Do this -> Go from the first line to the line with "from bokeh.resources import INLINE" and return those lines verbatim, ends included.
::::
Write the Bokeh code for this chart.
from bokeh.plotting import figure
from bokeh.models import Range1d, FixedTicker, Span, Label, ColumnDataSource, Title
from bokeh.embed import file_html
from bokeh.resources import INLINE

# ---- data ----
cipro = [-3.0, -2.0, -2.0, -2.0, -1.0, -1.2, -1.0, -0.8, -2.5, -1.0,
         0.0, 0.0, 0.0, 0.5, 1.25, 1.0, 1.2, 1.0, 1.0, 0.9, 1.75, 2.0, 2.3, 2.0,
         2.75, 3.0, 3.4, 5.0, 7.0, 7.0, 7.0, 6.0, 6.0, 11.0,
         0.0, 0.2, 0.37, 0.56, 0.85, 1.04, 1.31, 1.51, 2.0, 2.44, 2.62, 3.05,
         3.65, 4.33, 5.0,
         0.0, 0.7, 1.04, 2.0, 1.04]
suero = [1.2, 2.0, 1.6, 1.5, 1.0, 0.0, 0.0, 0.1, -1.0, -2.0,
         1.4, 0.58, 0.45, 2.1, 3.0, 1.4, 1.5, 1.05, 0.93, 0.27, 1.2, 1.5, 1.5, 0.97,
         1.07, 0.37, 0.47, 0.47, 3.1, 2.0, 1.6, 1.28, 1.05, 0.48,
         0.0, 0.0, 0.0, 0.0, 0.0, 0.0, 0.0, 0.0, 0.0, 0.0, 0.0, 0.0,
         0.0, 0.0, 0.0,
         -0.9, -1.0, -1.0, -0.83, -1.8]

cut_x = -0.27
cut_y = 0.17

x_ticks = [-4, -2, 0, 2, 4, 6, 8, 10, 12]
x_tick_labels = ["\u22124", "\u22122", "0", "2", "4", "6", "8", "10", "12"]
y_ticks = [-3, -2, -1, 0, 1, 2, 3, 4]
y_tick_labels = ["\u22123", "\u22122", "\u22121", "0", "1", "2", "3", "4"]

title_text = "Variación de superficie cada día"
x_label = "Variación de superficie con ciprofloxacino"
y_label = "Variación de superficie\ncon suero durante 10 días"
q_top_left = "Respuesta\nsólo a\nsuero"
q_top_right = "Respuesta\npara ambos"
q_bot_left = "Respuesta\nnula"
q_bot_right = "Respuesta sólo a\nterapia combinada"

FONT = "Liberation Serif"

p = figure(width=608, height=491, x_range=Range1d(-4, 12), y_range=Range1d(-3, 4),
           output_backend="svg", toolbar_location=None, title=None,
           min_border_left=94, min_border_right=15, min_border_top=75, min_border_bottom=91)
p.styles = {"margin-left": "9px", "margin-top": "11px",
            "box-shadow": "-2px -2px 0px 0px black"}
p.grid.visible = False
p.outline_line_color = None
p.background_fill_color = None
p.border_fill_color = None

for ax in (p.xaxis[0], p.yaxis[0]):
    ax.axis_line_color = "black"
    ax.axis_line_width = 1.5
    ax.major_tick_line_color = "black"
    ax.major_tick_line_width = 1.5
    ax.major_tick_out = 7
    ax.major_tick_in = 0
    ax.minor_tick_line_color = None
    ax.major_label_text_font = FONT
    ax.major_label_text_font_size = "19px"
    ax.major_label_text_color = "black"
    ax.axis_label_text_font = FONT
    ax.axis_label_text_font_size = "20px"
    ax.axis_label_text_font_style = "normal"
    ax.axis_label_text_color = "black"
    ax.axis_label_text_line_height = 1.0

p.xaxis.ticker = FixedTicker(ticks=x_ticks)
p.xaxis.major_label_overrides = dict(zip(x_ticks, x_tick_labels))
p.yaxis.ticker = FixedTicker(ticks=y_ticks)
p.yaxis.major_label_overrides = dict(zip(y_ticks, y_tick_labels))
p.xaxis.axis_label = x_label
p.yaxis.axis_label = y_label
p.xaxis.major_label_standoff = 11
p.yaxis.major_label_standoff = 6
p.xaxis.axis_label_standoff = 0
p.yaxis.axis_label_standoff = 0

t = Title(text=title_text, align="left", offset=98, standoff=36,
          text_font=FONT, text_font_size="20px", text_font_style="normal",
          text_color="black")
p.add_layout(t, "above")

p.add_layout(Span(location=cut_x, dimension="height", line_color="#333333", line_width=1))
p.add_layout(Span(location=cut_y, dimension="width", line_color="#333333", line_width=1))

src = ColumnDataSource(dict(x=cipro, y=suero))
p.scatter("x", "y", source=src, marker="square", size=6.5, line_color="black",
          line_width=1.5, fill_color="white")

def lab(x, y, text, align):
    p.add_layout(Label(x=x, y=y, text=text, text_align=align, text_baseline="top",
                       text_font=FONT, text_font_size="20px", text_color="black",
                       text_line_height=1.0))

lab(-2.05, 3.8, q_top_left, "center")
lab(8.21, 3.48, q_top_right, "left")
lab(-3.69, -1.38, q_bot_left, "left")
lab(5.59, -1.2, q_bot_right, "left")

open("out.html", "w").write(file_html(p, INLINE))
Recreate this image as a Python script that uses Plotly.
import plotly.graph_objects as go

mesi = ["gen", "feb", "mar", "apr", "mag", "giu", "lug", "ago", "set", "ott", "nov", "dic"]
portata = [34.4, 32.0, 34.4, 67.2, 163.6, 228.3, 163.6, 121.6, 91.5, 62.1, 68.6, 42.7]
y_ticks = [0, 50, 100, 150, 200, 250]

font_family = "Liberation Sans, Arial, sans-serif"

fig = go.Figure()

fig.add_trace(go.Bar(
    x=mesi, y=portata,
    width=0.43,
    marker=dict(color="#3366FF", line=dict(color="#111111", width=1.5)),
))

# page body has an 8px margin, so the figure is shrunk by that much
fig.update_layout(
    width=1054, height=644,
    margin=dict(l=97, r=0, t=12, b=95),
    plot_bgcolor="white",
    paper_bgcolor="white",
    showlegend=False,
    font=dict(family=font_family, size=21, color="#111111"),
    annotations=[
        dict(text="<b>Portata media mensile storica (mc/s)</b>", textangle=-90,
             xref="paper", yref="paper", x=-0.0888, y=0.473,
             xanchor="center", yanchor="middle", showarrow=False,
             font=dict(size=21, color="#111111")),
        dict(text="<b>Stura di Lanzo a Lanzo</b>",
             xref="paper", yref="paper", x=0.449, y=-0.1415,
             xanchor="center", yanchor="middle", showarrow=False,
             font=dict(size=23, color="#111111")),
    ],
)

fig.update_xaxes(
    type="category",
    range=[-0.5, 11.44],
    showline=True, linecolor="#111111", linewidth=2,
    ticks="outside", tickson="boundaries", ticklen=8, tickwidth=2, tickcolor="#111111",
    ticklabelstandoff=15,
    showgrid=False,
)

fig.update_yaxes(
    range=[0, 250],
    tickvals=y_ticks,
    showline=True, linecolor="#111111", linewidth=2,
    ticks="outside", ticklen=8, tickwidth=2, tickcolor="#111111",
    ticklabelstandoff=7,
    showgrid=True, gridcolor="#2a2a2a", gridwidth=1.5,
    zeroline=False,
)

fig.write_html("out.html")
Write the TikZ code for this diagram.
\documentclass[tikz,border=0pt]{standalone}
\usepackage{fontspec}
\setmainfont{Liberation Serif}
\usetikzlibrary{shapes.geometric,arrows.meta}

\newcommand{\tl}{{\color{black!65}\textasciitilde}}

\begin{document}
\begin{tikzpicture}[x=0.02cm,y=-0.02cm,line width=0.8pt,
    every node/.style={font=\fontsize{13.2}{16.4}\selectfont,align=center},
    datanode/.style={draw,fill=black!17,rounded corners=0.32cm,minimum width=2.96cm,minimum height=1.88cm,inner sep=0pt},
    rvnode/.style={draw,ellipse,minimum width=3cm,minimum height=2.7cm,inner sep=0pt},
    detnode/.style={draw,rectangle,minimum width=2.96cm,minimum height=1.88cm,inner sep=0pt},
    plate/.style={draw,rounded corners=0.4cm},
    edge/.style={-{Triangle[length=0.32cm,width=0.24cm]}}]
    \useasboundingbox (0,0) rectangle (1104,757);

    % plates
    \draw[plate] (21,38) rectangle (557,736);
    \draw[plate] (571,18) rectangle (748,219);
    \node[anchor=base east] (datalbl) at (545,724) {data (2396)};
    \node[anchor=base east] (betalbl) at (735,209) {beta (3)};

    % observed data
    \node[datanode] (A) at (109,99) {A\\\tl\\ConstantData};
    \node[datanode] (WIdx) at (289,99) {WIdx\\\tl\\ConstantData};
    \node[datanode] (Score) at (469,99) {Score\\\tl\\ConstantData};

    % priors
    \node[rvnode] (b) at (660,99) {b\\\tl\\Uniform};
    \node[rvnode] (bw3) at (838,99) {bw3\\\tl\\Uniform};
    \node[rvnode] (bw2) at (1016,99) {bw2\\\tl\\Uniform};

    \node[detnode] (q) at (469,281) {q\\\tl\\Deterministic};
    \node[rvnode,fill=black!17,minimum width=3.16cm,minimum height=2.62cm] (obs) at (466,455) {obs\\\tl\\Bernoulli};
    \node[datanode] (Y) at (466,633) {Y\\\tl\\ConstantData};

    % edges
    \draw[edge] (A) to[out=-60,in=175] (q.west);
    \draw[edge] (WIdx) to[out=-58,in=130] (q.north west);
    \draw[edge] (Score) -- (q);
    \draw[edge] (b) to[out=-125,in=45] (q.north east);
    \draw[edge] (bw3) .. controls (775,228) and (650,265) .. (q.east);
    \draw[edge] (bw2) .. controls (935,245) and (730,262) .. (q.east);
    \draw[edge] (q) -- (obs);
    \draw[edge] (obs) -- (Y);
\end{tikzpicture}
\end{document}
::::
Solution for this problem ->
Write the Bokeh code for this chart.
from bokeh.plotting import figure
from bokeh.models import Range1d, FixedTicker, Span, Label, ColumnDataSource, Title
from bokeh.embed import file_html
from bokeh.resources import INLINE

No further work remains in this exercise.